Ma quanto tempo dura questo effetto? La risposta a questa domanda è all’origine del libro di Soboroff, e anche del documentario di Morris. Come dichiara il giornalista di NBC la gente non ha voglia di approfondire, di sapere di più. Passata l’indignazione, l’intrattenimento informativo si sposta su altro, in quel flusso ininterrotto che è la rete, in cui c’è sempre meno posto per il racconto. Separated partecipa a questo stesso flusso, a tratti ricalcandone l’estetica, con l’obiettivo però di spiegare, quasi ossessivamente, le dinamiche politiche e di potere che hanno portato ad una vera e propria barbarie, di rimettere insieme i pezzi, fatti di immagini e parole, per dare loro un senso, che vada oltre la mera impression del momento. Forse sempre più in futuro il cinema potrà e dovrà svolgere anche questo compito.

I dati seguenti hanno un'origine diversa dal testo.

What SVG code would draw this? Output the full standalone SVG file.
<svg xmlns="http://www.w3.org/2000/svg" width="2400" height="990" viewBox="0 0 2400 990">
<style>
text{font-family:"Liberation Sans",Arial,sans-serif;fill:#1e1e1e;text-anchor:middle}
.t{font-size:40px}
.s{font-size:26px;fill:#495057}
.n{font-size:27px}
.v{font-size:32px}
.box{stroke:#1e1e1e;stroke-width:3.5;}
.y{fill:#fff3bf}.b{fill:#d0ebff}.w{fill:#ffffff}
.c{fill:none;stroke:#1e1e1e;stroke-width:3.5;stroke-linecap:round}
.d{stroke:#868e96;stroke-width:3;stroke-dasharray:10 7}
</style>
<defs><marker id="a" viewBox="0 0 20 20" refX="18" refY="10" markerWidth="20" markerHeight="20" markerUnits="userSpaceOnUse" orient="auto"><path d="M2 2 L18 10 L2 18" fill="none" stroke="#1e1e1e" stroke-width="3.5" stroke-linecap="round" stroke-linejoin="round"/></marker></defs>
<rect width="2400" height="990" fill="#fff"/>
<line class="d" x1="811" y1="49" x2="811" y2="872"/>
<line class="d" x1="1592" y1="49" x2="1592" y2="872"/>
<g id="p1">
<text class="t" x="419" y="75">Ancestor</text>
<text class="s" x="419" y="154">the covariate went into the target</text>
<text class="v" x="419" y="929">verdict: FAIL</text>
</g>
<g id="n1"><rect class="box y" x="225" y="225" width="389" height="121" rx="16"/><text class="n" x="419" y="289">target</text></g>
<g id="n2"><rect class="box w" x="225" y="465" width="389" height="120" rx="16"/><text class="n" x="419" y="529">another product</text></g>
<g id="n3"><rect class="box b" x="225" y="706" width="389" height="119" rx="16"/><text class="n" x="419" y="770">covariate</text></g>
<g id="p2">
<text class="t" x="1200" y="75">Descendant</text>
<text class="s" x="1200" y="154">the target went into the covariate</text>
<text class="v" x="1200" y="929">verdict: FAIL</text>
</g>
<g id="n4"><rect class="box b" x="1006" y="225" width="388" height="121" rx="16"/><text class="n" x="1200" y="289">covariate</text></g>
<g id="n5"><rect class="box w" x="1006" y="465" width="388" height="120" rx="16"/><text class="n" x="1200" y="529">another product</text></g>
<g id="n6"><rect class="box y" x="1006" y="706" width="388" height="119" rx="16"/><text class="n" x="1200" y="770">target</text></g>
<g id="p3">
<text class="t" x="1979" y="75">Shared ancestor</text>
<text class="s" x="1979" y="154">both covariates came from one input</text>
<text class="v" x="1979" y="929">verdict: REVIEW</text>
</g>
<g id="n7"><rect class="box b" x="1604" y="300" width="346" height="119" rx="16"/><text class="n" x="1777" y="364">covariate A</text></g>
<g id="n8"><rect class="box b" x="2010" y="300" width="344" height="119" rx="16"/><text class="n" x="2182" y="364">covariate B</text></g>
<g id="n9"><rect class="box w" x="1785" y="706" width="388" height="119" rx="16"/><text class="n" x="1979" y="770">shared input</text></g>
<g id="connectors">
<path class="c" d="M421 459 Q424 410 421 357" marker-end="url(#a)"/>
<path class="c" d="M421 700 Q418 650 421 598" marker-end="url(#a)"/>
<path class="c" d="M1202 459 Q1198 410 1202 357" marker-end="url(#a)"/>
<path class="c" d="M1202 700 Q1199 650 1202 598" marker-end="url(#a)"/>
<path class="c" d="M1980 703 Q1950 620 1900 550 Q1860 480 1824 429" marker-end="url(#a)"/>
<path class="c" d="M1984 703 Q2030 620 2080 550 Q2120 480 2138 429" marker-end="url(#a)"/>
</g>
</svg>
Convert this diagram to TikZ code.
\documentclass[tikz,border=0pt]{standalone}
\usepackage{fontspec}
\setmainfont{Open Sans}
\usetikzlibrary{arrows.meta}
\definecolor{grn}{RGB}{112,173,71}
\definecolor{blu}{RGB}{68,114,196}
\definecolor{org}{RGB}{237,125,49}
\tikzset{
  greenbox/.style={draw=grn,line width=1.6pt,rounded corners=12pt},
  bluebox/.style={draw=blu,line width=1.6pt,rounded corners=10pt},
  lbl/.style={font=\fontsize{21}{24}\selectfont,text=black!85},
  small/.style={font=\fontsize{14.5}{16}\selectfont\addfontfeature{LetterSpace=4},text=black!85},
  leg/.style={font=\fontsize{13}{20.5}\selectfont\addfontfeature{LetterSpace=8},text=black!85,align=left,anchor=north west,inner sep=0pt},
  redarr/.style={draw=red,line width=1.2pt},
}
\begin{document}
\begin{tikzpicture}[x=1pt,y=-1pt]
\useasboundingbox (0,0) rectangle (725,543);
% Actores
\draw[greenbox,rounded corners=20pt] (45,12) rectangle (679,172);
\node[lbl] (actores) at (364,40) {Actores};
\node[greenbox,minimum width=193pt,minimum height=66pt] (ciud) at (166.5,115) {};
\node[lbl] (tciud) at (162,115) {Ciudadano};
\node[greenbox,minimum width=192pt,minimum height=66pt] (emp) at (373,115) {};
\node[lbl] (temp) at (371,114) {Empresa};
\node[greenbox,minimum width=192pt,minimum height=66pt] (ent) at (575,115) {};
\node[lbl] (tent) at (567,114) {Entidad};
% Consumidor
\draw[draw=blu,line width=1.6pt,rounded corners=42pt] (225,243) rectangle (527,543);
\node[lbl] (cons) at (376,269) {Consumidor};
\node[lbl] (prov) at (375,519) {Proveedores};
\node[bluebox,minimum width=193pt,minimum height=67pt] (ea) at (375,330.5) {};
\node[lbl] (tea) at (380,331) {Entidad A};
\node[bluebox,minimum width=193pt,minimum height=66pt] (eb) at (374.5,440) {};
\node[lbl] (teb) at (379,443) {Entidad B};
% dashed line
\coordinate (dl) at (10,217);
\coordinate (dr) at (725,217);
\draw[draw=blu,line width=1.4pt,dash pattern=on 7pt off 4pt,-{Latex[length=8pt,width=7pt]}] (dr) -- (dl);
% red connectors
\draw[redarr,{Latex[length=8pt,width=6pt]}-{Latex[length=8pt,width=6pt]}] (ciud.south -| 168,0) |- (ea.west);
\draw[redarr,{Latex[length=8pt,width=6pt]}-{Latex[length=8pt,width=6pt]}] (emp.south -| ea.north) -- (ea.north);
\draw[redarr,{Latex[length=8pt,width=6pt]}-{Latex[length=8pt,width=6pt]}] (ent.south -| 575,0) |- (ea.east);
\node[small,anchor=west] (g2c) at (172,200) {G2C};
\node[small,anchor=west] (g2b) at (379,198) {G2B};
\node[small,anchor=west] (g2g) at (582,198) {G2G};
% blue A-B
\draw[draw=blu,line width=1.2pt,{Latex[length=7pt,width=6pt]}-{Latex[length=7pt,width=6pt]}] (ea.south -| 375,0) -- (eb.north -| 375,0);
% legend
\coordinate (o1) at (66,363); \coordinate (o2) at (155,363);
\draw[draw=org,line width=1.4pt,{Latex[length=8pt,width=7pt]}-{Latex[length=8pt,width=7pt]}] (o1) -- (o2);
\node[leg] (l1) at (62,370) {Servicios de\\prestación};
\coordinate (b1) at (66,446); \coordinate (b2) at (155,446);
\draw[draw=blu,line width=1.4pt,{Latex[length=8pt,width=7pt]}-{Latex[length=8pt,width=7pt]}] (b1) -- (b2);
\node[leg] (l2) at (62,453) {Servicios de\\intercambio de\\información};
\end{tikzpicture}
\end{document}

Separated. Regia: Errol Morris; sceneggiatura: Alfred Gough, Miles Millar; fotografia: Igor Martinović; montaggio: Steven Hathaway; musiche: Paul Leonard-Morgan; interpreti: Gabriela Cartol, Diego Armando, Lara Lagunes – Jonathan White, Allyn Sualog, Jacob Soboroff, Scott Lloyd, Elaine Duke, Lee Gelernt; produzione: Fourth Floor Productions, NBC News Studios, Participant; origine: USA, Messico; durata: 93’; anno: 2024.